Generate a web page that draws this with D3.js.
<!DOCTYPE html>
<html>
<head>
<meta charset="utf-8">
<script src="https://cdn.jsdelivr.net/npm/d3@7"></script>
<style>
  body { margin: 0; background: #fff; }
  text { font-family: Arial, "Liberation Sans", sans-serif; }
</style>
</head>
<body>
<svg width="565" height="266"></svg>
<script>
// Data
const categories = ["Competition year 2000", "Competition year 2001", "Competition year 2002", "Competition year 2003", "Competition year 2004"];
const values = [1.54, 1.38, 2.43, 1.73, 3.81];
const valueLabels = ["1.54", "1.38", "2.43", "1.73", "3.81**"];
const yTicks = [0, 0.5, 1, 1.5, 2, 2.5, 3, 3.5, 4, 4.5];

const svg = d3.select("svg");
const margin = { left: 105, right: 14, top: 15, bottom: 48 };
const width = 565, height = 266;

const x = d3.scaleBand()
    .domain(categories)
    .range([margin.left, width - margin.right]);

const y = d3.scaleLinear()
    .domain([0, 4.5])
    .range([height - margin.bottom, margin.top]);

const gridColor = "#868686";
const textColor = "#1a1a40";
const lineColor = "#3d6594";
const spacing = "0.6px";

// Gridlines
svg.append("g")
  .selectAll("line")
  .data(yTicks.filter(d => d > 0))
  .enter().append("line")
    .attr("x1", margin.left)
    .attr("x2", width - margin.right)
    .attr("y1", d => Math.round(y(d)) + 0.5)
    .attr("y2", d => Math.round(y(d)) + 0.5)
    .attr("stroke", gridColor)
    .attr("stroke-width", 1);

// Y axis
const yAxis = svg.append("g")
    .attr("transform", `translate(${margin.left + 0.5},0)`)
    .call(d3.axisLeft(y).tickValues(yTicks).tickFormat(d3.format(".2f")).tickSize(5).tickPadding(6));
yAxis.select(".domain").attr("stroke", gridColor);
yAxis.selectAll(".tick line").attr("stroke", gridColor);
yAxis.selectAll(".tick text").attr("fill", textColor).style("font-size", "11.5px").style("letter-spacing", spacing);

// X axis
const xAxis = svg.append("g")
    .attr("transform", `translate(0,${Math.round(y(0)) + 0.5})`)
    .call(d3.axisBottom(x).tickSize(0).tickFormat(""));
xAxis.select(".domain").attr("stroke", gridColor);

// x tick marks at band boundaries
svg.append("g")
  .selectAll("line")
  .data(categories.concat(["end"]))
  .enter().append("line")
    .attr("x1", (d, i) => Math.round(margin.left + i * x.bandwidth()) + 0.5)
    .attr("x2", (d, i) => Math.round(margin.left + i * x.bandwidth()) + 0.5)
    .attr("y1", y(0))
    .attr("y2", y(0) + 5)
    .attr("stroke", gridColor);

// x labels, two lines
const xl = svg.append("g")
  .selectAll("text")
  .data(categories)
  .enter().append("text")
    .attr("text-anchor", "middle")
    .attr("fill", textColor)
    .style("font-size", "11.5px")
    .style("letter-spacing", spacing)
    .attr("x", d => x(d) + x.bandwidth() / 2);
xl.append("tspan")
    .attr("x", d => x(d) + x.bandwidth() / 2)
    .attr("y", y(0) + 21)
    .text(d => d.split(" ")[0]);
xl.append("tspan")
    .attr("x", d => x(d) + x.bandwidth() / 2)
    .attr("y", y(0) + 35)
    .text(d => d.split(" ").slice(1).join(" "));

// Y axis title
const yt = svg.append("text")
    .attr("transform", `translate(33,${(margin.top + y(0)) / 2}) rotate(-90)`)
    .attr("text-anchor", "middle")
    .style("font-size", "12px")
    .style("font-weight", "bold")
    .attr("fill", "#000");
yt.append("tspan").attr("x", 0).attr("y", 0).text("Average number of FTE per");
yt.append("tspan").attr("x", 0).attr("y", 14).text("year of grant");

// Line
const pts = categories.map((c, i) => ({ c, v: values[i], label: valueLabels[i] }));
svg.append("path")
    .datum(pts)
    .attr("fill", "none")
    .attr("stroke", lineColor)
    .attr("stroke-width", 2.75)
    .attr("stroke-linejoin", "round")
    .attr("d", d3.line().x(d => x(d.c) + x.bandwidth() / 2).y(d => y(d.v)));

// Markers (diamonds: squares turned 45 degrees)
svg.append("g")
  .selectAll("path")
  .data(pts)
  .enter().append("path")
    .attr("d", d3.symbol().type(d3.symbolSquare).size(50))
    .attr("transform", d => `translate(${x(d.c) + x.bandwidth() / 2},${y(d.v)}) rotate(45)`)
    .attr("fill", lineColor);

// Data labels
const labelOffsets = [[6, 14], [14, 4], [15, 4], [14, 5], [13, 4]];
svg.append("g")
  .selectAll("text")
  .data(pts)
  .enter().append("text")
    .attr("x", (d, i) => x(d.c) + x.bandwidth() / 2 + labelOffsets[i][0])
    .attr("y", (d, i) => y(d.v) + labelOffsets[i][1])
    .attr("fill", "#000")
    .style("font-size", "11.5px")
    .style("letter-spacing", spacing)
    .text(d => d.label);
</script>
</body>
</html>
☆ ☆ ☆ ☆ ☆
### EXERCISE PROMPT:
Write each line above out exactly.

### FINAL ANSWER:
Generate a web page that draws this with D3.js.
<!DOCTYPE html>
<html>
<head>
<meta charset="utf-8">
<script src="https://cdn.jsdelivr.net/npm/d3@7"></script>
<style>
  body { margin: 0; background: #fff; }
  text { font-family: Arial, "Liberation Sans", sans-serif; }
</style>
</head>
<body>
<svg width="565" height="266"></svg>
<script>
// Data
const categories = ["Competition year 2000", "Competition year 2001", "Competition year 2002", "Competition year 2003", "Competition year 2004"];
const values = [1.54, 1.38, 2.43, 1.73, 3.81];
const valueLabels = ["1.54", "1.38", "2.43", "1.73", "3.81**"];
const yTicks = [0, 0.5, 1, 1.5, 2, 2.5, 3, 3.5, 4, 4.5];

const svg = d3.select("svg");
const margin = { left: 105, right: 14, top: 15, bottom: 48 };
const width = 565, height = 266;

const x = d3.scaleBand()
    .domain(categories)
    .range([margin.left, width - margin.right]);

const y = d3.scaleLinear()
    .domain([0, 4.5])
    .range([height - margin.bottom, margin.top]);

const gridColor = "#868686";
const textColor = "#1a1a40";
const lineColor = "#3d6594";
const spacing = "0.6px";

// Gridlines
svg.append("g")
  .selectAll("line")
  .data(yTicks.filter(d => d > 0))
  .enter().append("line")
    .attr("x1", margin.left)
    .attr("x2", width - margin.right)
    .attr("y1", d => Math.round(y(d)) + 0.5)
    .attr("y2", d => Math.round(y(d)) + 0.5)
    .attr("stroke", gridColor)
    .attr("stroke-width", 1);

// Y axis
const yAxis = svg.append("g")
    .attr("transform", `translate(${margin.left + 0.5},0)`)
    .call(d3.axisLeft(y).tickValues(yTicks).tickFormat(d3.format(".2f")).tickSize(5).tickPadding(6));
yAxis.select(".domain").attr("stroke", gridColor);
yAxis.selectAll(".tick line").attr("stroke", gridColor);
yAxis.selectAll(".tick text").attr("fill", textColor).style("font-size", "11.5px").style("letter-spacing", spacing);

// X axis
const xAxis = svg.append("g")
    .attr("transform", `translate(0,${Math.round(y(0)) + 0.5})`)
    .call(d3.axisBottom(x).tickSize(0).tickFormat(""));
xAxis.select(".domain").attr("stroke", gridColor);

// x tick marks at band boundaries
svg.append("g")
  .selectAll("line")
  .data(categories.concat(["end"]))
  .enter().append("line")
    .attr("x1", (d, i) => Math.round(margin.left + i * x.bandwidth()) + 0.5)
    .attr("x2", (d, i) => Math.round(margin.left + i * x.bandwidth()) + 0.5)
    .attr("y1", y(0))
    .attr("y2", y(0) + 5)
    .attr("stroke", gridColor);

// x labels, two lines
const xl = svg.append("g")
  .selectAll("text")
  .data(categories)
  .enter().append("text")
    .attr("text-anchor", "middle")
    .attr("fill", textColor)
    .style("font-size", "11.5px")
    .style("letter-spacing", spacing)
    .attr("x", d => x(d) + x.bandwidth() / 2);
xl.append("tspan")
    .attr("x", d => x(d) + x.bandwidth() / 2)
    .attr("y", y(0) + 21)
    .text(d => d.split(" ")[0]);
xl.append("tspan")
    .attr("x", d => x(d) + x.bandwidth() / 2)
    .attr("y", y(0) + 35)
    .text(d => d.split(" ").slice(1).join(" "));

// Y axis title
const yt = svg.append("text")
    .attr("transform", `translate(33,${(margin.top + y(0)) / 2}) rotate(-90)`)
    .attr("text-anchor", "middle")
    .style("font-size", "12px")
    .style("font-weight", "bold")
    .attr("fill", "#000");
yt.append("tspan").attr("x", 0).attr("y", 0).text("Average number of FTE per");
yt.append("tspan").attr("x", 0).attr("y", 14).text("year of grant");

// Line
const pts = categories.map((c, i) => ({ c, v: values[i], label: valueLabels[i] }));
svg.append("path")
    .datum(pts)
    .attr("fill", "none")
    .attr("stroke", lineColor)
    .attr("stroke-width", 2.75)
    .attr("stroke-linejoin", "round")
    .attr("d", d3.line().x(d => x(d.c) + x.bandwidth() / 2).y(d => y(d.v)));

// Markers (diamonds: squares turned 45 degrees)
svg.append("g")
  .selectAll("path")
  .data(pts)
  .enter().append("path")
    .attr("d", d3.symbol().type(d3.symbolSquare).size(50))
    .attr("transform", d => `translate(${x(d.c) + x.bandwidth() / 2},${y(d.v)}) rotate(45)`)
    .attr("fill", lineColor);

// Data labels
const labelOffsets = [[6, 14], [14, 4], [15, 4], [14, 5], [13, 4]];
svg.append("g")
  .selectAll("text")
  .data(pts)
  .enter().append("text")
    .attr("x", (d, i) => x(d.c) + x.bandwidth() / 2 + labelOffsets[i][0])
    .attr("y", (d, i) => y(d.v) + labelOffsets[i][1])
    .attr("fill", "#000")
    .style("font-size", "11.5px")
    .style("letter-spacing", spacing)
    .text(d => d.label);
</script>
</body>
</html>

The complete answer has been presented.